Question: should there ever be more than 3 SF in chemistry reports? I have no assays in my laboratory with CVs less than 1%. It follows that uncertainty is usually at the scale of the second or third digit. For instance, at 5% CV, 4 SF is not appropriate for [PSA] = 141.1 ng/mL, yet we report that sort of number every day.

A related issue is whether we should simply report confidence intervals for some assay results. This might be unwelcome additional information for many clinicians, but it would be more complete information. In my experience, discussion with clinicians regarding imprecision of certain lab results often draws genuine surprise.

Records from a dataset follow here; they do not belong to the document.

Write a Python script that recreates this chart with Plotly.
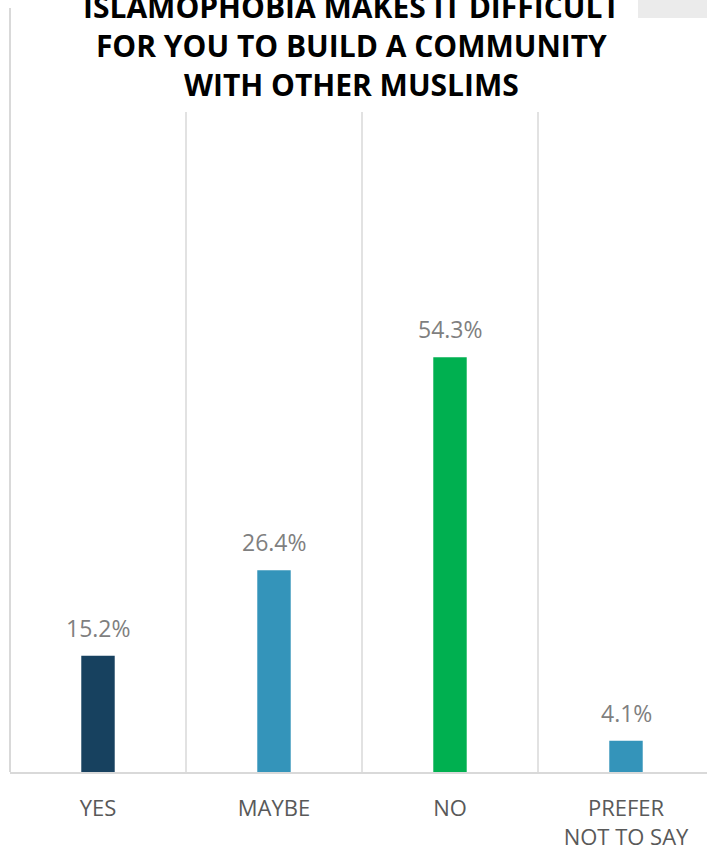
import plotly.graph_objects as go

categories = ["YES", "MAYBE", "NO", "PREFER<br>NOT TO SAY"]
values = [15.2, 26.4, 54.3, 4.1]
colors = ["#17415F", "#3494BA", "#00B050", "#3494BA"]
labels = [f"{v:.1f}%" for v in values]
title_text = "ISLAMOPHOBIA MAKES IT DIFFICULT<br>FOR YOU TO BUILD A COMMUNITY<br>WITH OTHER MUSLIMS"

W, H = 707, 857
L = 10
T = 112
BASE = 772
B = H - BASE
PH = BASE - T
plot_w = W - L
cat_px = 176.0
x_max = -0.5 + plot_w / cat_px
y_max = PH / 7.64


def py(px):
    """page pixel y -> paper y"""
    return (BASE - px) / PH


def px_(px):
    return (px - L) / plot_w


fig = go.Figure()
fig.add_trace(go.Bar(
    x=list(range(len(categories))), y=values,
    marker=dict(color=colors, line=dict(width=0)),
    width=0.19, hoverinfo="skip",
))

for i, (v, t) in enumerate(zip(values, labels)):
    fig.add_annotation(x=i, y=v, text=t, showarrow=False, yanchor="bottom",
                       yshift=10, font=dict(family="Open Sans, sans-serif", size=23, color="#7F7F7F"))

# category separators
for b in [0.5, 1.5, 2.5]:
    fig.add_shape(type="line", xref="x", yref="paper", x0=b, x1=b, y0=0, y1=1,
                  line=dict(color="#D9D9D9", width=1.5), layer="below")

# chart frame left edge
fig.add_shape(type="line", xref="paper", yref="paper", x0=0, x1=0, y0=0,
              y1=py(8), line=dict(color="#D9D9D9", width=2))
# grey box top-right
fig.add_shape(type="rect", xref="paper", yref="paper",
              x0=px_(638), x1=1.05, y0=py(18), y1=py(-5),
              line=dict(width=0), fillcolor="#EBEBEB")

fig.add_annotation(xref="paper", yref="paper", x=px_(351), y=py(46),
                   text=title_text, showarrow=False, xanchor="center", yanchor="middle",
                   font=dict(family="Open Sans, sans-serif", size=30,
                             color="#000000", weight="bold"))

fig.update_layout(
    width=W, height=H,
    margin=dict(l=L, r=0, t=T, b=B, pad=0),
    paper_bgcolor="white", plot_bgcolor="white",
    showlegend=False,
    xaxis=dict(range=[-0.5, x_max], tickmode="array", tickvals=list(range(len(categories))),
               ticktext=categories, showgrid=False, zeroline=False,
               showline=True, linecolor="#D9D9D9", linewidth=2,
               ticks="", ticklabelstandoff=16,
               tickfont=dict(family="Open Sans, sans-serif", size=22, color="#595959")),
    yaxis=dict(range=[0, y_max], visible=False, showgrid=False, zeroline=False),
)

fig.write_html("out.html", config={"displayModeBar": False},
               post_script="document.body.style.margin='0';document.body.style.overflow='hidden';")
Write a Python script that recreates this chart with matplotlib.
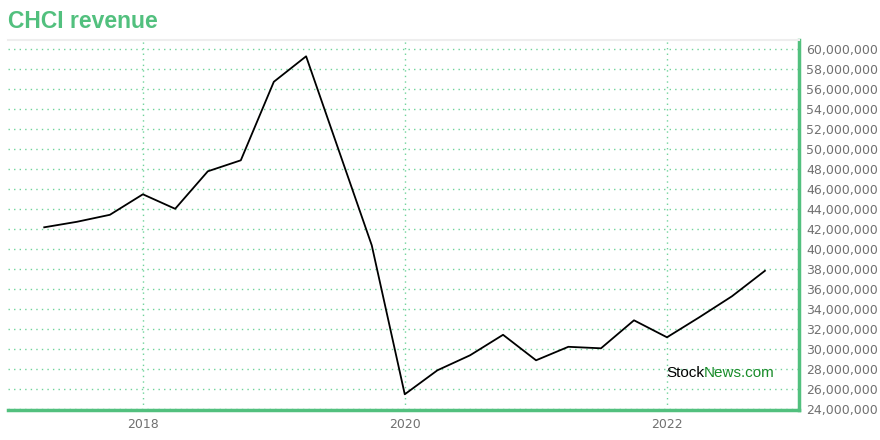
import matplotlib
matplotlib.use("Agg")
import matplotlib.pyplot as plt
from matplotlib.ticker import FuncFormatter, MultipleLocator
import datetime as dt

quarters = ["2017-03-31", "2017-06-30", "2017-09-30", "2017-12-31",
            "2018-03-31", "2018-06-30", "2018-09-30", "2018-12-31",
            "2019-03-31", "2019-06-30", "2019-09-30", "2019-12-31",
            "2020-03-31", "2020-06-30", "2020-09-30", "2020-12-31",
            "2021-03-31", "2021-06-30", "2021-09-30", "2021-12-31",
            "2022-03-31", "2022-06-30", "2022-09-30"]
revenue = [42.2, 42.75, 43.45, 45.5, 44.05, 47.8, 48.9, 56.75, 59.3,
           49.9, 40.4, 25.5, 27.9, 29.4, 31.45, 28.9, 30.25, 30.1,
           32.9, 31.2, 33.2, 35.3, 37.85]
revenue = [v * 1e6 for v in revenue]
year_ticks = ["2018", "2020", "2022"]
title = "CHCI revenue"

green = "#52c07e"
grid_green = "#6fd39a"
dates = [dt.datetime.strptime(d, "%Y-%m-%d") for d in quarters]

fig = plt.figure(figsize=(8.8, 4.4), dpi=100)
ax = fig.add_axes([8/880, 30/440, 791/880, 370/440])
ax.plot(dates, revenue, color="black", lw=1.3, zorder=3)

ax.set_xlim(dt.datetime(2016, 12, 20), dt.datetime(2023, 1, 3))
ax.set_ylim(23.93e6, 60.93e6)
ax.set_xticks([dt.datetime(int(y), 1, 1) for y in year_ticks])
ax.set_xticklabels(year_ticks)
ax.yaxis.set_major_locator(MultipleLocator(2e6))
ax.yaxis.set_major_formatter(FuncFormatter(lambda v, p: f"{int(round(v)):,}"))
ax.yaxis.tick_right()
ax.tick_params(axis="both", length=0, labelsize=9, labelcolor="#707070")
ax.tick_params(axis="y", pad=5)
ax.tick_params(axis="x", pad=6)

ax.grid(True, color=grid_green, linestyle=(0, (1, 3)), lw=1.0)
ax.spines["left"].set_visible(False)
ax.spines["top"].set_color("#eeeeee")
ax.spines["top"].set_linewidth(1.5)
ax.spines["bottom"].set_color(green)
ax.spines["bottom"].set_linewidth(2.5)
ax.spines["right"].set_color(green)
ax.spines["right"].set_linewidth(2.5)

fig.text(8/880, 1 - 22/440, title, color=green, fontsize=16.5, fontweight="bold",
         va="center", ha="left", family="Liberation Sans")

t1 = ax.text(666, 440 - 373, "Stock", transform=None, fontsize=11, color="black",
             family="Liberation Sans", va="center", ha="left")
fig.canvas.draw()
bb = t1.get_window_extent()
ax.text(bb.x1, 440 - 373, "News.com", transform=None, fontsize=11,
        color="#1a8c2a", family="Liberation Sans", va="center", ha="left")

fig.savefig("out.png", dpi=100, facecolor="white")
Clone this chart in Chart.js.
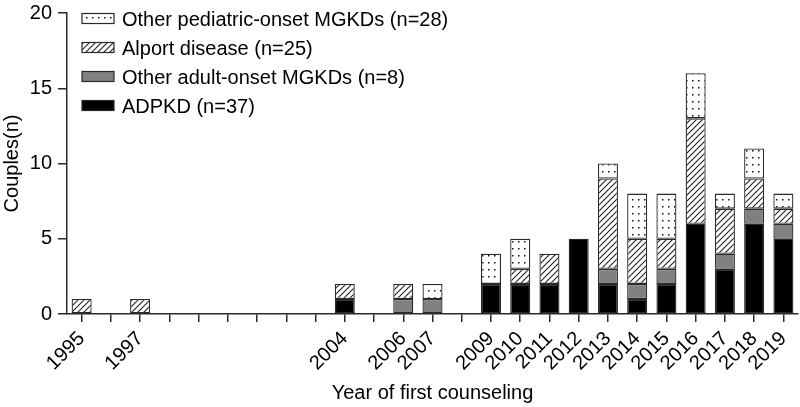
<!DOCTYPE html>
<html>
<head>
<meta charset="utf-8">
<script src="https://cdn.jsdelivr.net/npm/chart.js@4"></script>
<style>
  html, body { margin: 0; padding: 0; background: #fff; }
  #wrap { width: 800px; height: 407px; }
</style>
</head>
<body>
<div id="wrap"><canvas id="myChart"></canvas></div>
<script>
const years = ['1995','1996','1997','1998','1999','2000','2001','2002','2003','2004','2005','2006','2007',
               '2008','2009','2010','2011','2012','2013','2014','2015','2016','2017','2018','2019'];
const adpkd     = [0,0,0,0,0,0,0,0,0,1,0,0,0,0,2,2,2,5,2,1,2,6,3,6,5];
const adultMgkd = [0,0,0,0,0,0,0,0,0,0,0,1,1,0,0,0,0,0,1,1,1,0,1,1,1];
const alport    = [1,0,1,0,0,0,0,0,0,1,0,1,0,0,0,1,2,0,6,3,2,7,3,2,1];
const pediatric = [0,0,0,0,0,0,0,0,0,0,0,0,1,0,2,2,0,0,1,3,3,3,1,2,1];
const seriesNames = ['ADPKD (n=37)', 'Other adult-onset MGKDs (n=8)', 'Alport disease (n=25)', 'Other pediatric-onset MGKDs (n=28)'];
const yTicks = [0, 5, 10, 15, 20];

const FONT = '"Liberation Sans", Arial, Helvetica, sans-serif';
const edge = '#2a2a2a';

function hatch() {
  const c = document.createElement('canvas');
  c.width = 6; c.height = 6;
  const g = c.getContext('2d');
  g.fillStyle = '#fff'; g.fillRect(0, 0, 6, 6);
  g.strokeStyle = '#222'; g.lineWidth = 1.1;
  g.beginPath();
  g.moveTo(0, 6); g.lineTo(6, 0);
  g.moveTo(-1, 1); g.lineTo(1, -1);
  g.moveTo(5, 7); g.lineTo(7, 5);
  g.stroke();
  return g.createPattern(c, 'repeat');
}

function dots() {
  const c = document.createElement('canvas');
  c.width = 6; c.height = 7;
  const g = c.getContext('2d');
  g.fillStyle = '#fff'; g.fillRect(0, 0, 6, 7);
  g.fillStyle = '#111'; g.fillRect(2, 3, 1.5, 1.5);
  return g.createPattern(c, 'repeat');
}

const fills = ['#000000', '#808080', hatch(), dots()];
const seriesData = [adpkd, adultMgkd, alport, pediatric];
const totals = years.map((y, i) => seriesData.reduce((s, d) => s + d[i], 0));

const datasets = seriesData.map((d, k) => ({
  label: seriesNames[k],
  data: d.map(v => v || null),
  backgroundColor: fills[k],
  borderColor: edge,
  borderWidth: 1.3,
  borderSkipped: false,
  barPercentage: 0.685,
  categoryPercentage: 1.0
}));

// legend drawn inside the plot, top item = top of stack
const boxLegend = {
  id: 'boxLegend',
  afterDraw(chart) {
    const ctx = chart.ctx;
    const a = chart.chartArea;
    ctx.save();
    ctx.font = '20px ' + FONT;
    ctx.textBaseline = 'middle';
    for (let i = 0; i < 4; i++) {
      const k = 3 - i;
      const y = a.top + 5.5 + i * 29;
      const x = a.left + 15;
      ctx.fillStyle = fills[k];
      ctx.fillRect(x, y - 5, 32, 10);
      ctx.strokeStyle = edge;
      ctx.lineWidth = 1.2;
      ctx.strokeRect(x, y - 5, 32, 10);
      ctx.fillStyle = '#000';
      ctx.fillText(seriesNames[k], x + 40, y + 2);
    }
    ctx.restore();
  }
};

const config = {
  type: 'bar',
  data: { labels: years, datasets: datasets },
  options: {
    responsive: true,
    maintainAspectRatio: false,
    animation: false,
    layout: { padding: { top: 13, right: 2, left: 0, bottom: 0 } },
    plugins: {
      legend: { display: false },
      tooltip: { enabled: false }
    },
    scales: {
      x: {
        stacked: true,
        grid: { display: true, offset: false, drawOnChartArea: false, drawTicks: true, tickLength: 8, color: edge, lineWidth: 1.5 },
        border: { display: true, color: edge, width: 1.5 },
        ticks: {
          autoSkip: false, maxRotation: 45, minRotation: 45, padding: 5,
          color: '#000', font: { family: FONT, size: 20 },
          callback: function(val, i) { return totals[i] > 0 ? years[i] : ''; }
        },
        title: { display: true, text: 'Year of first counseling', color: '#000', font: { family: FONT, size: 20 }, padding: { top: 2, bottom: 2 } },
        afterFit: function(s) { s.height = 93; s.paddingLeft = 0; s.paddingRight = 0; }
      },
      y: {
        stacked: true,
        min: 0, max: 20,
        grid: { display: true, drawOnChartArea: false, drawTicks: true, tickLength: 9, color: edge, lineWidth: 1.5 },
        border: { display: true, color: edge, width: 1.5 },
        afterBuildTicks: function(s) { s.ticks = yTicks.map(v => ({ value: v })); },
        ticks: { padding: 6, color: '#000', font: { family: FONT, size: 20 } },
        title: { display: true, text: 'Couples(n)', color: '#000', font: { family: FONT, size: 20 }, padding: { top: 0, bottom: 2 } },
        afterFit: function(s) { s.width = 67; s.paddingTop = 0; s.paddingBottom = 0; }
      }
    }
  },
  plugins: [boxLegend]
};

const myChart = new Chart(document.getElementById('myChart'), config);
</script>
</body>
</html>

Whereas they do not misinterpret patently ridiculous numbers such as the high TSH, they take asterisks (designations of abnormal results) very seriously, and they are surprised to learn that the PSA result of 4.1 ng/mL is in fact not distinguishable from 4.0 ng/mL -- after all, from their perspective, they have a report in front of them that says it is not 4.0 ng/mL.

I have only ever been asked directly about precision with respect to tumor markers -- e.g., whether the 387 units from 3 months ago is distinct from the 407 units reported yesterday. It's a good question. Note that there is a huge psychological component at play here related to units and scale -- human reactions to numbers and to differences between numbers is likely to be strongly dependent on scale. Would the clinician ask the question if units were such that results were instead either 0.387 units and 0.407 units, or 387,000 units and 407,000 units? In both cases, probably not, but for opposite reasons – the difference seems small in one case, and large in the other. A clinician once remarked to me that he thought the numbers corresponding to Troponin I elevations (in conventional units of ng/mL) “seem awfully small to be abnormal." Hah! Ultimately, assay imprecision information will certainly be required data for automated expert systems -- and a new era in which such systems are widely utilized to manage lab test ordering, interpretation, and response is probably not that far off.

Back to 3 SF: are there circumstances in chemistry wherein 4 SF is appropriate? How about in areas of quantitative microbiology and quantitative molecular diagnostics? I welcome any comments about whether requirements or rationale in any of these areas would indicate a need to go beyond 3 SF.

See references (3-5) for additional literature on the topic of SF.

A historical note: Hedy herself was a science type – see references (6,7)

References

  1. Levy G. Significant figures or significant nonsense? Clin Pharmacol Ther 1996;59(3):363 (PMID:8654000)
  2. Stickle DF, Shearon EC, Pirruccello SJ (2002). TMSF: Too Many Significant Figures in automated reporting of concentrations of some clinical chemistry analytes. Clin Chem 48(S6):A4 (#A-9).
  3. Hawkins RC, Johnson RN. The significance of significant figures. Clin Chem 1990;36(5):824. (PMID:2338006)
  4. Hawkins RC, Badrick T, Hickman PE. Over-reporting significant figures--a significant problem? Clin Chim Acta 2007;375(1-2):158-61. (PMID:16839534)
  5. Badrick T, Hickman PE. Significant figures. Clin Biochem Rev 2008;29 Suppl 1:S89-91. (PMID:18852865)
  6. Crease RP. Technology: inventing beauty. Nature 2011;479:474-5
  7. Hughes DR, Hendricks D. Spread-spectrum radio. Scientific American 1998(April);278:94-6.